A paper about the research has been published in the journal Nature and was led by professor of chemistry and biochemistry in the UCLA College, Xiangfeng Duan, alongside professor of materials science and engineering at the UCLA Samueli School of Engineering, and Yu Huang.
The new method consists of joining a semiconductor layer and a metal electrode layer without the atomic-level defects that typically occur when other processes are used to build semiconductor-based devices.
Usually, when building such devices, those defects are minuscule. But even so, they can trap electrons traveling between the semiconductor and the adjacent metal electrodes, which makes the devices less efficient than they could be. The defects trap electrons traveling across them, and the electrons need extra energy to get through those spots.

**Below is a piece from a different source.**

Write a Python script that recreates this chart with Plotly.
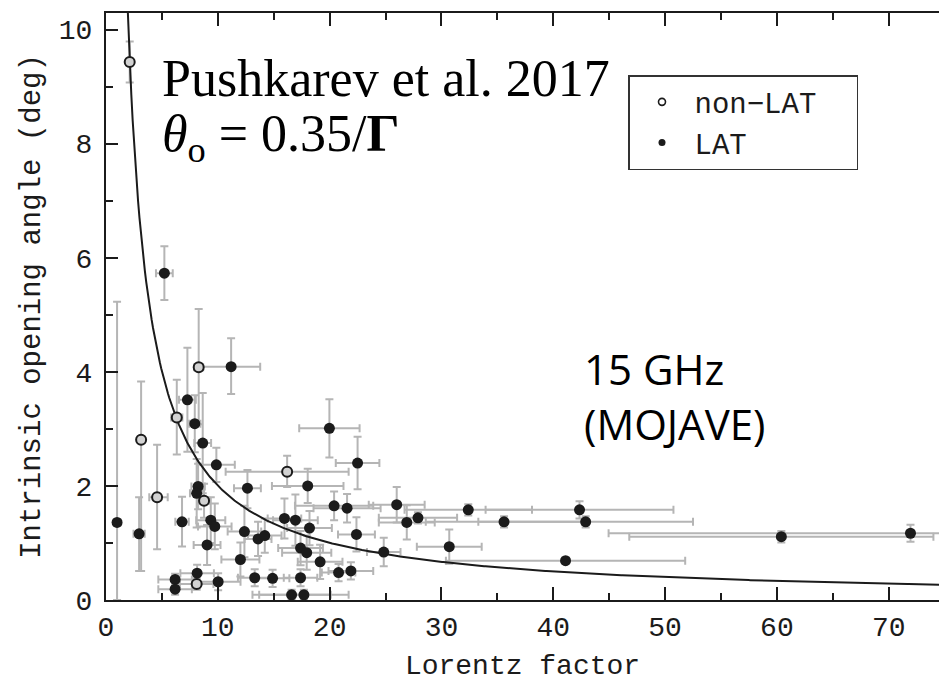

However, the fresh method discovered by the UCLA prevents the defects from forming, by joining a thin sheet of metal atop the semiconductor layer through a simple lamination process.
So instead of using chemical bonds to hold the two components together, the new procedure uses van der Waals forces, which are weak electrostatic connections that are activated when atoms are very close to each other.
These keep the molecules 'attached' to each other even though their forces are weaker than chemical bonds. They are strong enough to hold the materials together because of how thin they are, with each layer is around 10 nanometers thick or less.
"Even though they are different in their geometry, the two layers join without defects and stay in place due to the van der Waals forces," Huang explained.
Using this theory, the engineers should be able to select the metal that allows electrons to move across the junction between metal and semiconductor with the smallest amount of energy. But because of those tiny defects that have always occurred during manufacturing, semiconductor devices have always needed electrons with more energy than the theoretical minimum.
The UCLA team is the first to test the theory in real-life experiments with different combinations of metals and semiconductors, and because the electrons didn't have to overcome the usual defects, they were able to travel with the minimum amount of energy.
"Our study for the first time validates these fundamental limits of metal-semiconductor interfaces," Duan added.
"It shows a new way to integrate metals onto other surfaces without introducing defects. Broadly, this can be applied to the fabrication of any delicate material with interfaces that were previously plagued by defects."